Here are a couple of tips in dealing with his challenge:

 #1  Suspend your judgment on the issue at large.  In other words, don't decide whether he is right or wrong just because he is set against you from the outset.

 #2  Listen to his argument.

 #3  Internalize his argument. In other words, don’t jump from hearing his argument to trying to answer it. Take some time to contemplate his question (maybe spend a couple of days just thinking about it).

 #4  Listen to his argument.

 #5  Make sure you know what he is saying.  Restate his argument to yourself.  What is the core of his argument?

 #6  Listen to his argument (seeing a pattern here?)

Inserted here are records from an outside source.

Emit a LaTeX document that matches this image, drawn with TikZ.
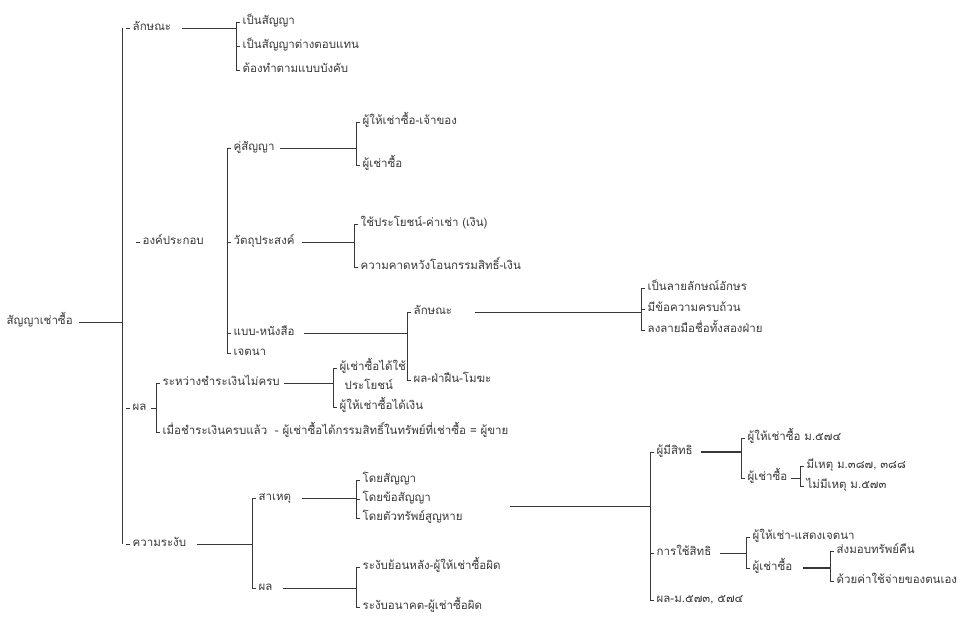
\documentclass[tikz,border=0pt]{standalone}
\usepackage{fontspec}
\newfontfamily\thaifont[Script=Thai]{Loma}
\usetikzlibrary{calc}
\definecolor{ink}{HTML}{383838}
\tikzset{>=latex}
\tikzset{
  txt/.style={anchor=west, inner xsep=2.5pt, inner ysep=1pt, text height=7pt, text depth=2pt,
    font=\thaifont\fontsize{11.5}{13}\selectfont, text=ink},
  link/.style={draw=ink, line width=0.6pt},
  heavy/.style={draw=ink, line width=1.3pt}
}

\begin{document}
\begin{tikzpicture}[x=1pt,y=-1pt]
  \useasboundingbox (0,0) rectangle (970,628);

  % Labels
  \node[txt] (root) at (4,322) {สัญญาเช่าซื้อ};
  \node[txt] (lak) at (130,28) {ลักษณะ};
  \node[txt] (ong) at (140,242) {องค์ประกอบ};
  \node[txt] (pol) at (130,408) {ผล};
  \node[txt] (rangab) at (130,544) {ความระงับ};

  \node[txt] (lak1) at (240,22) {เป็นสัญญา};
  \node[txt] (lak2) at (240,46) {เป็นสัญญาต่างตอบแทน};
  \node[txt] (lak3) at (240,70) {ต้องทำตามแบบบังคับ};

  \node[txt] (khu) at (231,148) {คู่สัญญา};
  \node[txt] (wat) at (231,242) {วัตถุประสงค์};
  \node[txt] (baep) at (231,333) {แบบ-หนังสือ};
  \node[txt] (jet) at (231,353) {เจตนา};

  \node[txt] (khu1) at (360,122) {ผู้ให้เช่าซื้อ-เจ้าของ};
  \node[txt] (khu2) at (360,165) {ผู้เช่าซื้อ};
  \node[txt] (wat1) at (358,224) {ใช้ประโยชน์-ค่าเช่า (เงิน)};
  \node[txt] (wat2) at (358,267) {ความคาดหวังโอนกรรมสิทธิ์-เงิน};
  \node[txt] (baep1) at (411,312) {ลักษณะ};
  \node[txt] (baep2) at (411,380) {ผล-ฝ่าฝืน-โมฆะ};
  \node[txt] (sign1) at (645,288) {เป็นลายลักษณ์อักษร};
  \node[txt] (sign2) at (645,309) {มีข้อความครบถ้วน};
  \node[txt] (sign3) at (645,330) {ลงลายมือชื่อทั้งสองฝ่าย};

  \node[txt] (pay1) at (160,383) {ระหว่างชำระเงินไม่ครบ};
  \node[txt] (pay2) at (160,432) {เมื่อชำระเงินครบแล้ว\ \ - ผู้เช่าซื้อได้กรรมสิทธิ์ในทรัพย์ที่เช่าซื้อ = ผู้ขาย};
  \node[txt] (use1) at (337,368) {ผู้เช่าซื้อได้ใช้};
  \node[txt] (use2) at (342,387) {ประโยชน์};
  \node[txt] (use3) at (337,407) {ผู้ให้เช่าซื้อได้เงิน};

  \node[txt] (cause) at (256,498) {สาเหตุ};
  \node[txt] (eff) at (256,588) {ผล};
  \node[txt] (cause1) at (360,480) {โดยสัญญา};
  \node[txt] (cause2) at (360,499) {โดยข้อสัญญา};
  \node[txt] (cause3) at (360,518) {โดยตัวทรัพย์สูญหาย};
  \node[txt] (eff1) at (360,567) {ระงับย้อนหลัง-ผู้ให้เช่าซื้อผิด};
  \node[txt] (eff2) at (360,607) {ระงับอนาคต-ผู้เช่าซื้อผิด};

  \node[txt] (holder) at (654,452) {ผู้มีสิทธิ};
  \node[txt] (exer) at (654,553) {การใช้สิทธิ};
  \node[txt] (sect) at (654,600) {ผล-ม.๕๗๓, ๕๗๔};
  \node[txt] (holder1) at (745,438) {ผู้ให้เช่าซื้อ ม.๕๗๔};
  \node[txt] (holder2) at (745,478) {ผู้เช่าซื้อ};
  \node[txt] (why1) at (804,466) {มีเหตุ ม.๓๘๗, ๓๘๘};
  \node[txt] (why2) at (804,486) {ไม่มีเหตุ ม.๕๗๓};
  \node[txt] (exer1) at (750,537) {ผู้ให้เช่า-แสดงเจตนา};
  \node[txt] (exer2) at (750,568) {ผู้เช่าซื้อ};
  \node[txt] (back1) at (834,551) {ส่งมอบทรัพย์คืน};
  \node[txt] (back2) at (834,581) {ด้วยค่าใช้จ่ายของตนเอง};

  \coordinate (split) at (510,506);

  % Ticks
  \foreach \c in {lak,ong,pol,rangab,lak1,lak2,lak3,khu,wat,baep,jet,
      khu1,khu2,wat1,wat2,baep1,baep2,sign1,sign2,sign3,pay1,pay2,use1,use3,
      cause,eff,cause1,cause2,cause3,eff1,eff2,holder,exer,sect,
      holder1,holder2,why1,why2,exer1,exer2,back1,back2}
    \draw[link] (\c.west) -- ++(-4,0);

  % Brackets
  \draw[link] ($(lak.west)+(-8,0)$) -- ($(rangab.west)+(-8,0)$);
  \draw[link] ($(lak1.west)+(-4,0)$) -- ($(lak3.west)+(-4,0)$);
  \draw[link] ($(khu.west)+(-4,0)$) -- ($(jet.west)+(-4,0)$);
  \draw[link] ($(khu1.west)+(-4,0)$) -- ($(khu2.west)+(-4,0)$);
  \draw[link] ($(wat1.west)+(-4,0)$) -- ($(wat2.west)+(-4,0)$);
  \draw[link] ($(baep1.west)+(-4,0)$) -- ($(baep2.west)+(-4,0)$);
  \draw[link] ($(sign1.west)+(-4,0)$) -- ($(sign3.west)+(-4,0)$);
  \draw[link] ($(pay1.west)+(-4,0)$) -- ($(pay2.west)+(-4,0)$);
  \draw[link] ($(use1.west)+(-4,0)$) -- ($(use3.west)+(-4,0)$);
  \draw[link] ($(cause.west)+(-4,0)$) -- ($(eff.west)+(-4,0)$);
  \draw[link] ($(cause1.west)+(-4,0)$) -- ($(cause3.west)+(-4,0)$);
  \draw[link] ($(eff1.west)+(-4,0)$) -- ($(eff2.west)+(-4,0)$);
  \draw[link] ($(holder.west)+(-4,0)$) -- ($(sect.west)+(-4,0)$);
  \draw[link] ($(holder1.west)+(-4,0)$) -- ($(holder2.west)+(-4,0)$);
  \draw[link] ($(why1.west)+(-4,0)$) -- ($(why2.west)+(-4,0)$);
  \draw[link] ($(exer1.west)+(-4,0)$) -- ($(exer2.west)+(-4,0)$);
  \draw[link] ($(back1.west)+(-4,0)$) -- ($(back2.west)+(-4,0)$);

  % Lines
  \draw[link] ($(root.east)+(4,0)$) -- ($(root.east -| lak.west)+(-8,0)$);
  \draw[link] ($(lak.east)+(8,0)$) -- ($(lak.east -| lak1.west)+(-4,0)$);
  \draw[link] ($(pol.east)+(2,0)$) -- ($(pol.east -| pay1.west)+(-4,0)$);
  \draw[link] ($(rangab.east)+(8,0)$) -- ($(rangab.east -| cause.west)+(-4,0)$);
  \draw[link] ($(khu.east)+(3,0)$) -- ($(khu.east -| khu1.west)+(-4,0)$);
  \draw[link] ($(wat.east)+(5,0)$) -- ($(wat.east -| wat1.west)+(-4,0)$);
  \draw[link] ($(baep.east)+(7,0)$) -- ($(baep.east -| baep1.west)+(-4,0)$);
  \draw[link] ($(baep1.east)+(20,0)$) -- ($(baep1.east -| sign1.west)+(-4,0)$);
  \draw[link] ($(pay1.east)+(2,0)$) -- ($(pay1.east -| use1.west)+(-4,0)$);
  \draw[link] ($(cause.east)+(8,0)$) -- ($(cause.east -| cause1.west)+(-4,0)$);
  \draw[link] ($(eff.east)+(8,0)$) -- ($(eff.east -| eff1.west)+(-4,0)$);
  \draw[link] (split) -- ($(split -| holder.west)+(-4,0)$);
  \draw[heavy] ($(holder.east)+(6,0)$) -- ($(holder.east -| holder1.west)+(-4,0)$);
  \draw[link] ($(holder2.east)+(1,0)$) -- ($(holder2.east -| why1.west)+(-4,0)$);
  \draw[link] ($(exer.east)+(6,0)$) -- ($(exer.east -| exer1.west)+(-4,0)$);
  \draw[heavy] ($(exer2.east)+(8,0)$) -- ($(exer2.east -| back1.west)+(-4,0)$);
\end{tikzpicture}
\end{document}
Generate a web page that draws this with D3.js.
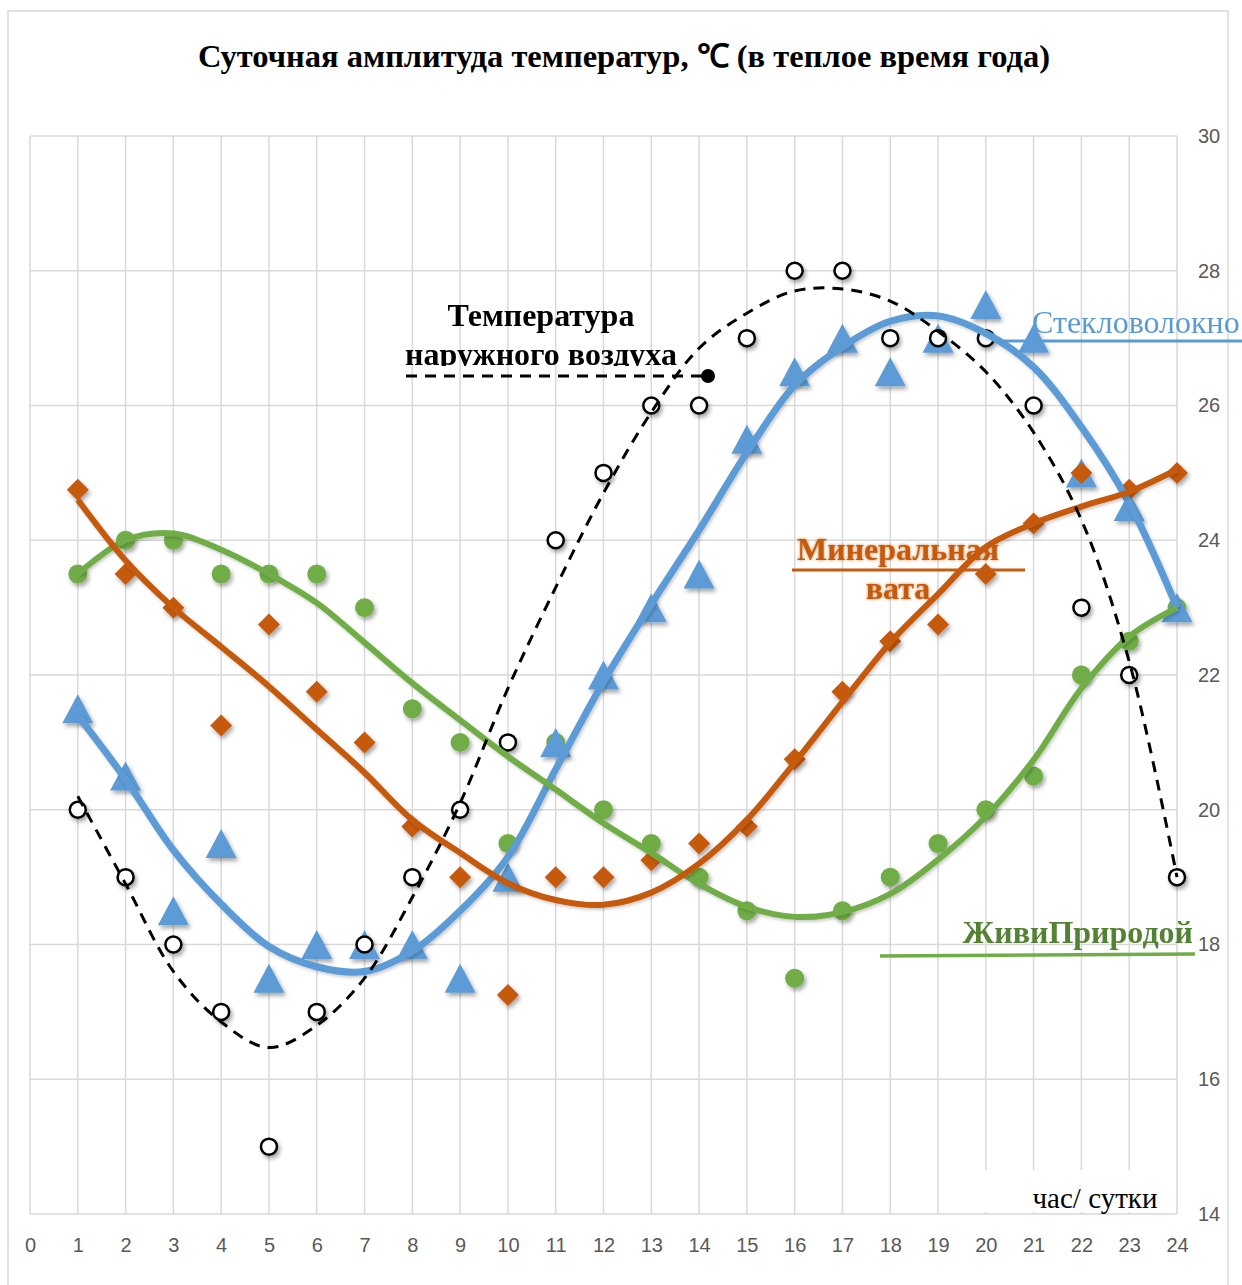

 #7  Now, respond.  This does not mean arrive at “the answer.”  I mean just that: respond.  Your response may be an answer.  It could also be, “Dang!  He has a good point!”  J 

 #8  Eventually, try to arrive at some conclusion regarding his challenge.  This is where we will begin Sunday.

 

Note:  If you internalize this issue well, you should be able to make it relevant to our current time (i.e. adapt both sides to current trends in science, philosophy, and religion).  Both sides of this issue are still battling it out in similar ways today.

 

Excerpts from “Why I Am Not a Christian”

 The Existence of God

To come to this question of the existence of God: it is a large and serious question, and if I were to attempt to deal with it in any adequate manner I should have to keep you here until Kingdom Come, so that you will have to excuse me if I deal with it in a somewhat summary fashion. You know, of course, that the Catholic Church has laid it down as a dogma that the existence of God can be proved by the unaided reason. That is a somewhat curious dogma, but it is one of their dogmas. They had to introduce it because at one time the freethinkers adopted the habit of saying that there were such and such arguments which mere reason might urge against the existence of God, but of course they knew as a matter of faith that God did exist. The arguments and the reasons were set out at great length, and the Catholic Church felt that they must stop it. Therefore they laid it down that the existence of God can be proved by the unaided reason and they had to set up what they considered were arguments to prove it. There are, of course, a number of them, but I shall take only a few.

The First-cause Argument

Perhaps the simplest and easiest to understand is the argument of the First Cause. (It is maintained that everything we see in this world has a cause, and as you go back in the chain of causes further and further you must come to a First Cause, and to that First Cause you give the name of God.) That argument, I suppose, does not carry very much weight nowadays, because, in the first place, cause is not quite what it used to be. The philosophers and the men of science have got going on cause, and it has not anything like the vitality it used to have; but, apart from that, you can see that the argument that there must be a First Cause is one that cannot have any validity. I may say that when I was a young man and was debating these questions very seriously in my mind, I for a long time accepted the argument of the First Cause, until one day, at the age of eighteen, I read John Stuart Mill's Autobiography, and I there found this sentence: "My father taught me that the question 'Who made me?' cannot be answered, since it immediately suggests the further question `Who made god?'" That very simple sentence showed me, as I still think, the fallacy in the argument of the First Cause. If everything must have a cause, then God must have a cause. If there can be anything without a cause, it may just as well be the world as God, so that there cannot be any validity in that argument. It is exactly of the same nature as the Hindu's view, that the world rested upon an elephant and the elephant rested upon a tortoise; and when they said, "How about the tortoise?" the Indian said, "Suppose we change the subject." The argument is really no better than that. There is no reason why the world could not have come into being without a cause; nor, on the other hand, is there any reason why it should not have always existed. There is no reason to suppose that the world had a beginning at all. The idea that things must have a beginning is really due to the poverty of our imagination. Therefore, perhaps, I need not waste any more time upon the argument about the First Cause.